The European Union is one of the wealthiest and most powerful bodies in the world. Yet, unlike many other lesser pressure groups and Fiji’s neighbouring developed countries, it has shown far more restraint, maturity and pragmatism in dealing with Fiji through its latest constitutional crisis.
It must be commended for taking into account the ground reality in Fiji in putting forth the conditions to a return to democratic rule and using its mighty economic power as a bargaining chip while yet cleverly avoiding any perception that it was presenting the country with a fait accompli.
It has achieved that by demanding a timeframe that is not too different from the one recommended by the Eminent Persons’ Group, which has by and large been accepted by the interim administration as falling within the parameters of its own roadmap.
In the European Union’s timeline, which calls for an election no later than March 2009, less than two years from now, the milestones are clearly marked and their achievement or otherwise is more easily assessable.
With such a large quantum of aid at stake, the Fiji delegation had little choice other than to accept the conditions given the country’s deteriorating economic conditions over the last year, only exacerbated by the events of last December.
But even as the delegation was preparing to return, the interim administration expressed some reservations making the acceptance of the March 2009 election schedule subject to the findings of an independent review team comprising the Joint Working Group that was created as a result of the Pacific Islands Forum Foreign Ministers meeting in Vanuatu in March.
The review team is already looking at the 36-month timeframe proposed earlier by the interim administration. Its report is expected in June.
Other conditions imposed by the European Union are the removal of emergency provisions as early as this month, recognising the independence of the judiciary and upholding human rights. Ensuring civil liberties and media freedom flow naturally from these conditions.
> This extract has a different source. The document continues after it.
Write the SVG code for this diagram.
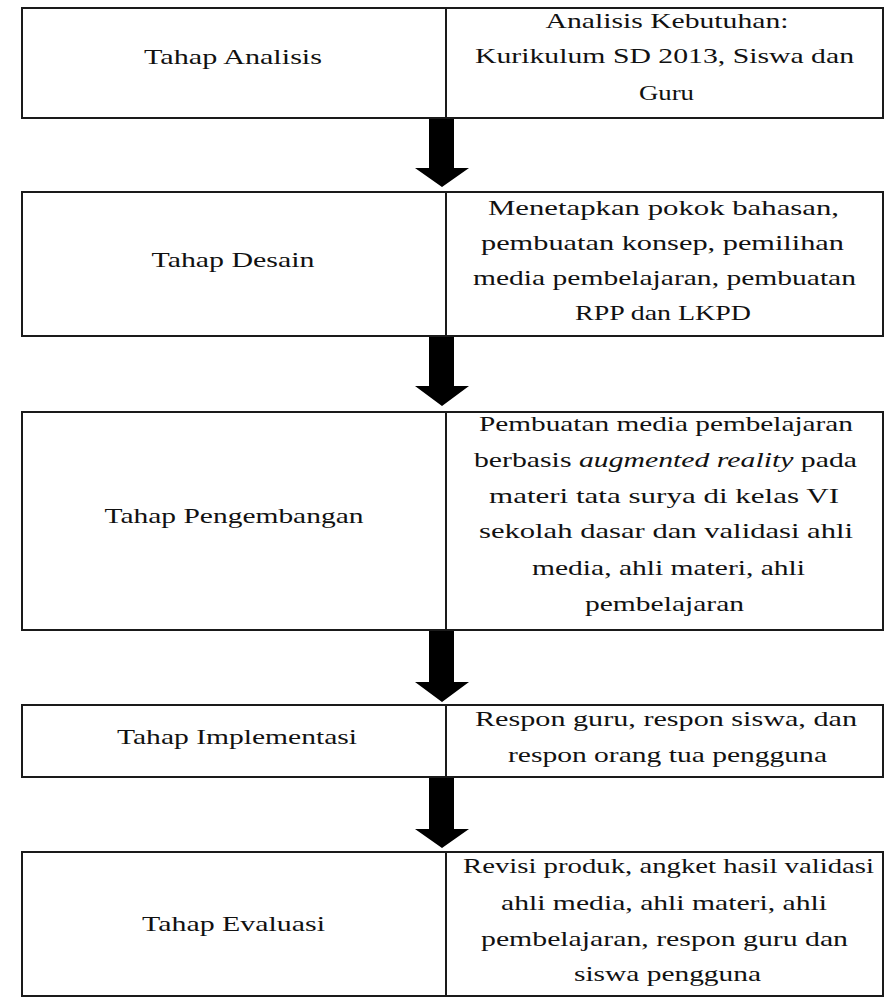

But one condition the interim administration will undoubtedly find very uncomfortable to address is recognising the independence of the Great Council of Chiefs.
Just days before the European Union meeting, Interim Prime Minister Bainimarama suspended all meetings of the constitutional body and shut down its offices after it rejected the presidential nominee for the post of the vice-president.
The United Nations Secretary-General Ban Ki-Moon sent a fact-finding mission comprising officials of high rank to Fiji to engage with a range of stakeholders in a bid to assess the situation and reach a practical settlement that will lead to the early restoration of democracy. In past weeks, the Commonwealth too has displayed a deepening engagement with Fiji.
The interim administration must now realise the implications of living in a deeply interconnected, highly globalised environment that the world of the 21st century has come to be.
It is no longer possible to function in a vacuum, insulated from the rest of the world. In this climate of interconnectedness, the key words are conciliation and cooperation, not confrontation.
But pronouncements from some quarters of the interim administration last month belied such a realisation.
No matter what the provocation, the administration must show restraint in what it says publicly if it is to win the confidence of the international community as a leadership that it can deal with, with understanding and credibly.
Public statements that threatened to shut down foreign diplomatic missions and remove security barriers around one of them sounded ingenuous if not downright childish. And the lame backtracking on those threats went even further to show diplomatic naivete.
Just as the international community has shown great accommodation in understanding its problems and moved half way to meet it with credible, achievable and fair proposals for the restoration of democracy, Fiji’s interim administration must show the requisite maturity and sense of purpose to engage with it meaningfully.
It must underscore its commitment to bring back egalitarianism and the rule of law—the very tenets that it set out to restore in the first place.